那是一个阴天,一间光线幽暗的屋子里生着炉子。去那里做什么我想不起来了,只记得,那日我坐在炉边取暖,身旁有个女子低着头,一手撑着绣布,一手拿着细小锃亮的针上下穿引。一时间我被她深深吸引。
女子衣着平常,或许只是一件鸡心领的绛色毛衣,也或许只是随意披着一件咖啡色的外套。幽幽泛着葡萄紫色泽的头发直直地垂到肩上,浅浅地隐盖着半边脸。看不清她的神情是安详是幸福还是麻木。
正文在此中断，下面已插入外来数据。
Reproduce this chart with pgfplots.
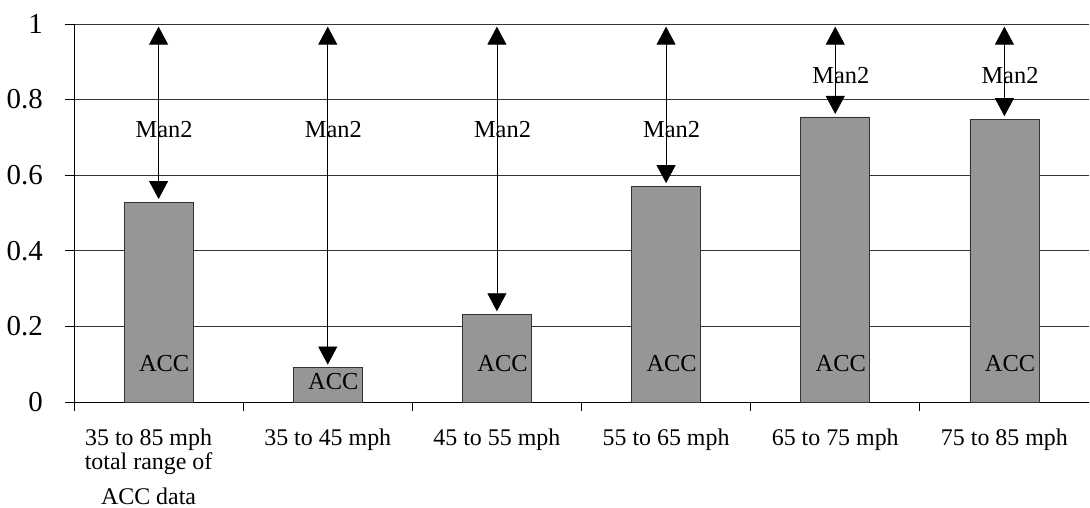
\documentclass[border=0pt]{standalone}
\usepackage{fontspec}
\setmainfont{Liberation Serif}
\usepackage{pgfplots}
\pgfplotsset{compat=1.18}
\usetikzlibrary{arrows.meta}
\definecolor{barg}{RGB}{150,150,150}
\begin{document}
\begin{tikzpicture}
\begin{axis}[
 at={(74bp,106bp)}, anchor=south west,
 scale only axis, width=1015bp, height=378bp,
 xmin=0, xmax=6, ymin=0, ymax=1,
 axis x line*=bottom, axis y line*=left,
 axis line style={black, line width=0.8bp, -},
 ytick={0,0.2,0.4,0.6,0.8,1},
 yticklabels={0,0.2,0.4,0.6,0.8,1},
 ymajorgrids, grid style={black!80, line width=0.8bp},
 xtick={0,1,2,3,4,5}, xticklabels={},
 tick align=outside, major tick length=9bp,
 tick style={black, line width=0.8bp},
 extra x ticks={0.5,1.5,2.5,3.5,4.5,5.5},
 extra x tick labels={{\kern-20bp 35 to 85 mph\\[-4bp]\kern-20bp total range of\\[7bp]\kern-20bp ACC data},{35 to 45 mph},{45 to 55 mph},{55 to 65 mph},{65 to 75 mph},{75 to 85 mph}},
 extra x tick style={major tick length=0pt, grid=none, tick style={draw=none}},
 x tick label style={font=\fontsize{24}{28}\selectfont, align=center, anchor=north, inner sep=0pt, yshift=-27bp},
 y tick label style={font=\fontsize{29}{34}\selectfont, anchor=east, inner sep=0pt, xshift=-22bp},
 clip=false,
]
\addplot[ybar, bar width=69bp, fill=barg, draw=black!80, line width=0.8bp] coordinates {
 (0.5,0.529) (1.5,0.091) (2.5,0.232) (3.5,0.571) (4.5,0.754) (5.5,0.748)};
\addplot[black, line width=0.8bp, mark=none,
 {Triangle[width=19bp,length=18bp]}-{Triangle[width=19bp,length=18bp]},
 quiver={u=0, v=\thisrow{v}}] table[x=x, y=y] {
x y v
0.5 0.537 0.456
1.5 0.099 0.894
2.5 0.240 0.753
3.5 0.579 0.414
4.5 0.762 0.231
5.5 0.756 0.237
};
\addplot[draw=none, mark=none, nodes near coords, point meta=explicit symbolic,
 every node near coord/.style={anchor=center, inner sep=0pt, font=\fontsize{24.5}{28}\selectfont}]
 table[x=x, y=y, meta=t] {
x y t
0.533 0.722 Man2
1.533 0.722 Man2
2.533 0.722 Man2
3.533 0.722 Man2
4.533 0.863 Man2
5.533 0.863 Man2
0.533 0.103 ACC
1.533 0.054 ACC
2.533 0.103 ACC
3.533 0.103 ACC
4.533 0.103 ACC
5.533 0.103 ACC
};
\end{axis}
\pgfresetboundingbox
\path[use as bounding box] (0,0) rectangle (1090bp,508bp);
\end{tikzpicture}
\end{document}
单单是这样一个模糊而具体的身影,还有她手里做着的十字绣,就让我觉得一种心神宁静的享受。一种来自千年的传统文化的古老力量,就那样轻易地让我傻而又傻地陶醉了过去
我不能忘记,那已然逝去了的童年。在母亲的针线盒和碎布蓝里反复翻找挑选合适的彩线和布条的女孩,脑后的马尾扎得马虎而傻气,眼里闪耀着喜悦的冲动,甚至那稚嫩白皙的脸颊上也渲染着淡淡的一层红晕。我知道她为何喜悦,又为何羞怯。女孩扎破了手指,绣麻了手臂,也盯困了眼睛。她只是想为她心爱的男孩绣一件礼物。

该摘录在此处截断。